A história da proibição de drogas se cruza com a história do racismo que constituiu o Brasil. Mesmo antes das proibições que se iniciaram na segunda década do século XX, vários elementos desta política já vigoravam no país, sempre no sentido de criminalizar e justificar o encarceramento e o genocídio da população negra. Portanto, a política de guerra às drogas é um completo sucesso no que ela se propõe a ser, que é de controle da população negra no Brasil e legitimação das ações genocidas do Estado contra essa população. Logo, é impossível pensar numa luta pela legalização das drogas, ou em um antiproibicionismo que não inclua nessa própria luta o antirracismo como questão central. Dos escravos que pitavam o pango em 1830 no Rio de Janeiro ao aviãozinho que vende uma paranga na esquina da tua quebrada, não existe proibição sem pessoas negras pagando a conta. Não deve existir legalização, portanto, sem essa mesma população viva e livre.
Pela legalização da vida, vidas negras importam!
[1] DÓRIA, Rodrigues. “Os fumadores de maconha: efeitos e males do vício.” In: MACONHA. Coletânea de Trabalhos Brasileiros.
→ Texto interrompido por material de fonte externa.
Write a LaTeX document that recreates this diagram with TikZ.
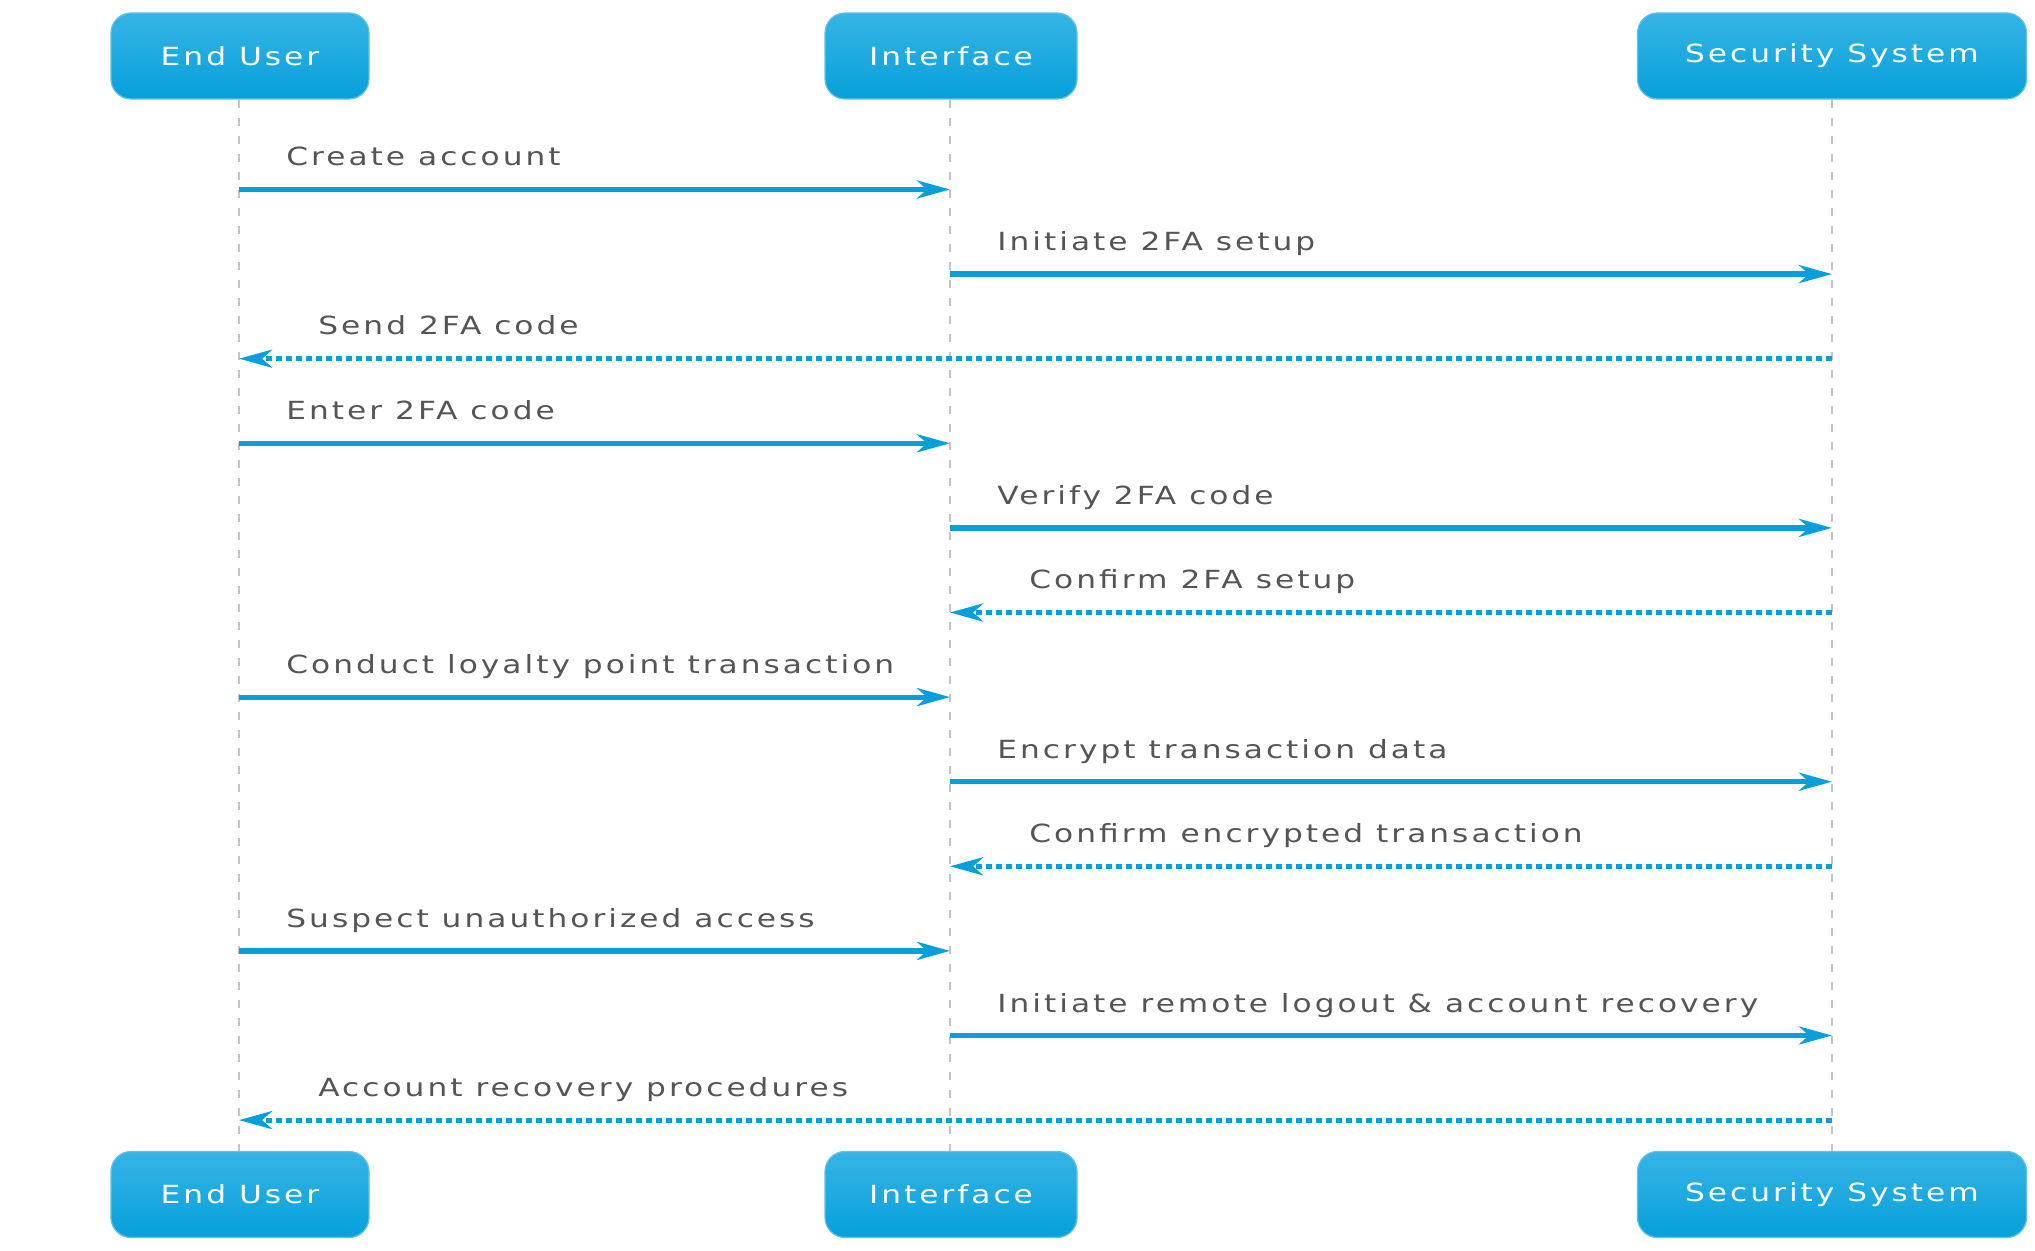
\documentclass[tikz,border=0pt]{standalone}
\usepackage{fontspec}
\setmainfont{DejaVu Sans}[FakeStretch=1.25,LetterSpace=12]
\usetikzlibrary{arrows.meta}
\definecolor{arrowblue}{HTML}{069FDB}
\definecolor{boxtop}{HTML}{36B4E5}
\definecolor{boxbot}{HTML}{06A0DB}
\definecolor{boxline}{HTML}{5EC2EA}
\definecolor{lifegray}{HTML}{C4C4C4}
\definecolor{labelgray}{HTML}{555555}
\tikzset{
  actor/.style={rounded corners=10pt, top color=boxtop, bottom color=boxbot, draw=boxline, line width=0.6pt,
    minimum height=43pt, inner sep=0pt, text=white, font=\fontsize{12.5}{14}\selectfont},
  lifeline/.style={draw=lifegray, line width=1.25pt, dash pattern=on 4pt off 5pt},
  msg/.style={draw=arrowblue, line width=2.6pt, -{Stealth[length=16.5pt,width=9pt,inset=5pt]}},
  ret/.style={msg, dash pattern=on 2.8pt off 2.2pt},
  msglabel/.style={text=labelgray, font=\fontsize{12.5}{14}\selectfont, inner sep=0pt, anchor=base west},
}
\begin{document}
\begin{tikzpicture}[x=0.5pt,y=-0.5pt]
\useasboundingbox (0,0) rectangle (2035,1251);
% actors top
\node[actor, minimum width=129pt] (euT) at (240,56) {End User};
\node[actor, minimum width=126pt] (ifT) at (951,56) {Interface};
\node[actor, minimum width=194.5pt] (ssT) at (1832,56) {Security System};
% actors bottom
\node[actor, minimum width=129pt] (euB) at (240,1194.5) {End User};
\node[actor, minimum width=126pt] (ifB) at (951,1194.5) {Interface};
\node[actor, minimum width=194.5pt] (ssB) at (1832,1194.5) {Security System};
% lifeline anchors
\coordinate (euX) at (239,0);
\coordinate (ifX) at (950,0);
\coordinate (ssX) at (1832,0);
\draw[lifeline] (euX |- euT.south) -- (euX |- euB.north);
\draw[lifeline] (ifX |- ifT.south) -- (ifX |- ifB.north);
\draw[lifeline] (ssX |- ssT.south) -- (ssX |- ssB.north);
% messages
\foreach \i/\y in {1/189.5,2/274.1,3/358.7,4/443.3,5/527.9,6/612.5,7/697.1,8/781.7,9/866.3,10/950.9,11/1035.5,12/1120.1}{
  \coordinate (eu\i) at (239,\y);
  \coordinate (if\i) at (950,\y);
  \coordinate (ss\i) at (1832,\y);
}
\newcommand\fwd[3]{\draw[msg] (#1) -- (#2); \node[msglabel] at ([xshift=23.5pt,yshift=11.75pt]#1) {#3};}
\newcommand\bwd[3]{\draw[ret] (#1) -- (#2); \node[msglabel] at ([xshift=39.5pt,yshift=12pt]#2) {#3};}
\fwd{eu1}{if1}{Create account}
\fwd{if2}{ss2}{Initiate 2FA setup}
\bwd{ss3}{eu3}{Send 2FA code}
\fwd{eu4}{if4}{Enter 2FA code}
\fwd{if5}{ss5}{Verify 2FA code}
\bwd{ss6}{if6}{Confirm 2FA setup}
\fwd{eu7}{if7}{Conduct loyalty point transaction}
\fwd{if8}{ss8}{Encrypt transaction data}
\bwd{ss9}{if9}{Confirm encrypted transaction}
\fwd{eu10}{if10}{Suspect unauthorized access}
\fwd{if11}{ss11}{Initiate remote logout \& account recovery}
\bwd{ss12}{eu12}{Account recovery procedures}
\end{tikzpicture}
\end{document}
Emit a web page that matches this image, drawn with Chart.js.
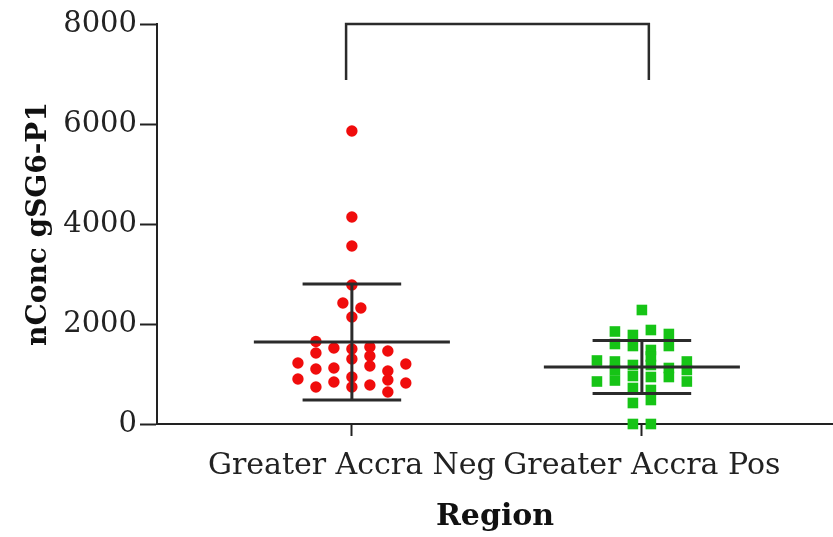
<!DOCTYPE html>
<html>
<head>
<meta charset="utf-8">
<script src="https://cdn.jsdelivr.net/npm/chart.js@4/dist/chart.umd.min.js"></script>
<style>
  html, body { margin: 0; padding: 0; background: #fff; }
  #wrap { width: 833px; height: 537px; }
</style>
</head>
<body>
<div id="wrap"><canvas id="chart"></canvas></div>
<script>
const categories = ["Greater Accra Neg", "Greater Accra Pos"];

// Greater Accra Neg: values and jitter column (column units left/right of centre)
const negValues = [5860, 4140, 3560, 2780, 2420, 2320, 2140,
  1650, 1520, 1500, 1540, 1460, 1420, 1300, 1360, 1220, 1160, 1200, 1100, 1120,
  1060, 900, 940, 880, 840, 820, 740, 740, 780, 640];
const negCols = [0, 0, 0, 0, -0.5, 0.5, 0,
  -2, -1, 0, 1, 2, -2, 0, 1, -3, 1, 3, -2, -1,
  2, -3, 0, 2, -1, 3, -2, 0, 1, 2];

// Greater Accra Pos
const posValues = [2280, 1850, 1780, 1880, 1800, 1600, 1560, 1560, 1480, 1350,
  1270, 1250, 1180, 1180, 1250, 1120, 1080, 1080, 960, 940,
  940, 850, 870, 850, 720, 680, 420, 480, 0, 0];
const posCols = [0, -1.5, -0.5, 0.5, 1.5, -1.5, -0.5, 1.5, 0.5, 0.5,
  -2.5, -1.5, -0.5, 0.5, 2.5, 1.5, -1.5, 2.5, -0.5, 1.5,
  0.5, -2.5, -1.5, 2.5, -0.5, 0.5, -0.5, 0.5, -0.5, 0.5];

// mean and SD
const groupMeans = [1640, 1140];
const groupSDs = [1160, 530];

const yTicks = [0, 2000, 4000, 6000, 8000];
const bracketBottom = 6880;

const colStep = 0.062;
const meanHalf = 0.338;
const capHalf = 0.17;
const lineColor = "#2b2b2b";

function lineSet(points, extra) {
  return Object.assign({
    type: "line",
    data: points,
    borderColor: lineColor,
    borderWidth: 3,
    pointRadius: 0,
    fill: false,
    tension: 0,
  }, extra || {});
}

const datasets = [];
groupMeans.forEach((m, i) => {
  const c = i + 1;
  const sd = groupSDs[i];
  datasets.push(lineSet([{ x: c - meanHalf, y: m }, { x: c + meanHalf, y: m }]));
  datasets.push(lineSet([{ x: c, y: m - sd }, { x: c, y: m + sd }]));
  datasets.push(lineSet([{ x: c - capHalf, y: m + sd }, { x: c + capHalf, y: m + sd }]));
  datasets.push(lineSet([{ x: c - capHalf, y: m - sd }, { x: c + capHalf, y: m - sd }]));
});

datasets.push({
  type: "scatter",
  data: negValues.map((v, i) => ({ x: 1 + negCols[i] * colStep, y: v })),
  pointStyle: "circle",
  pointRadius: 5.7,
  backgroundColor: "rgb(240,12,12)",
  borderWidth: 0,
  clip: false,
});
datasets.push({
  type: "scatter",
  data: posValues.map((v, i) => ({ x: 2 + posCols[i] * colStep, y: v })),
  pointStyle: "rect",
  pointRadius: 7.5,
  backgroundColor: "rgb(22,196,22)",
  borderWidth: 0,
  clip: false,
});

// significance bracket
datasets.push(lineSet([
  { x: 1 - 0.02, y: bracketBottom },
  { x: 1 - 0.02, y: yTicks[yTicks.length - 1] },
  { x: 2 + 0.024, y: yTicks[yTicks.length - 1] },
  { x: 2 + 0.024, y: bracketBottom },
], { clip: false, borderWidth: 2.5 }));

const serif = "'DejaVu Serif', serif";

new Chart(document.getElementById("chart"), {
  type: "scatter",
  data: { datasets: datasets },
  options: {
    responsive: true,
    maintainAspectRatio: false,
    animation: false,
    layout: { autoPadding: false, padding: { top: 24, right: 0, bottom: 0, left: 0 } },
    plugins: {
      legend: { display: false },
      tooltip: { enabled: false },
    },
    scales: {
      x: {
        type: "linear",
        min: 0.328,
        max: 2.659,
        afterBuildTicks: (axis) => {
          axis.ticks = categories.map((c, i) => ({ value: i + 1 }));
        },
        afterFit: (axis) => {
          axis.height = 113;
          axis.paddingLeft = 0;
          axis.paddingRight = 0;
        },
        ticks: {
          color: "#222",
          font: { family: serif, size: 30 },
          padding: 12,
          callback: (v, i) => categories[i],
        },
        grid: {
          drawOnChartArea: false,
          tickLength: 12,
          tickWidth: 2,
          tickColor: "#222",
        },
        border: { color: "#222", width: 2 },
        title: {
          display: true,
          text: "Region",
          color: "#111",
          font: { family: serif, size: 30, weight: "bold" },
          padding: { bottom: 2 },
        },
      },
      y: {
        min: 0,
        max: 8000,
        afterBuildTicks: (axis) => {
          axis.ticks = yTicks.map((v) => ({ value: v }));
        },
        afterFit: (axis) => {
          axis.width = 157;
          axis.paddingTop = 0;
          axis.paddingBottom = 0;
        },
        ticks: {
          color: "#222",
          font: { family: serif, size: 29 },
          padding: 3,
          callback: (v) => String(v),
        },
        grid: {
          drawOnChartArea: false,
          tickLength: 17,
          tickWidth: 2,
          tickColor: "#222",
        },
        border: { color: "#222", width: 2 },
        title: {
          display: true,
          text: "nConc gSG6-P1",
          color: "#111",
          font: { family: serif, size: 28, weight: "bold" },
          padding: { top: 22 },
        },
      },
    },
  },
});
</script>
</body>
</html>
Rio de Janeiro: Serviço Nacional de Educação Sanitária, Ministério da Saúde, 1958, 2ª edição, p. 14.
[2] CHALHOUB, Sidney. Cidade febril: cortiços e epidemias na Corte Imperial. São Paulo: Companhia das Letras, 1996, p. 25
[3] DÓRIA, Rodrigues. “Os fumadores de maconha: efeitos e males do vício.” In: MACONHA. Coletânea de Trabalhos Brasileiros. Rio de Janeiro: Serviço Nacional de Educação Sanitária, Ministério da Saúde, 1958, 2ª edição, p. 9.
Referências:
CHALHOUB, Sidney. Cidade febril: cortiços e epidemias na Corte Imperial. São Paulo: Companhia das Letras, 1996.
DÓRIA, Rodrigues. “Os fumadores de maconha: efeitos e males do vício.” In: MACONHA. Coletânea de Trabalhos Brasileiros. Rio de Janeiro: Serviço Nacional de Educação Sanitária, Ministério da Saúde, 1958, 2ª edição.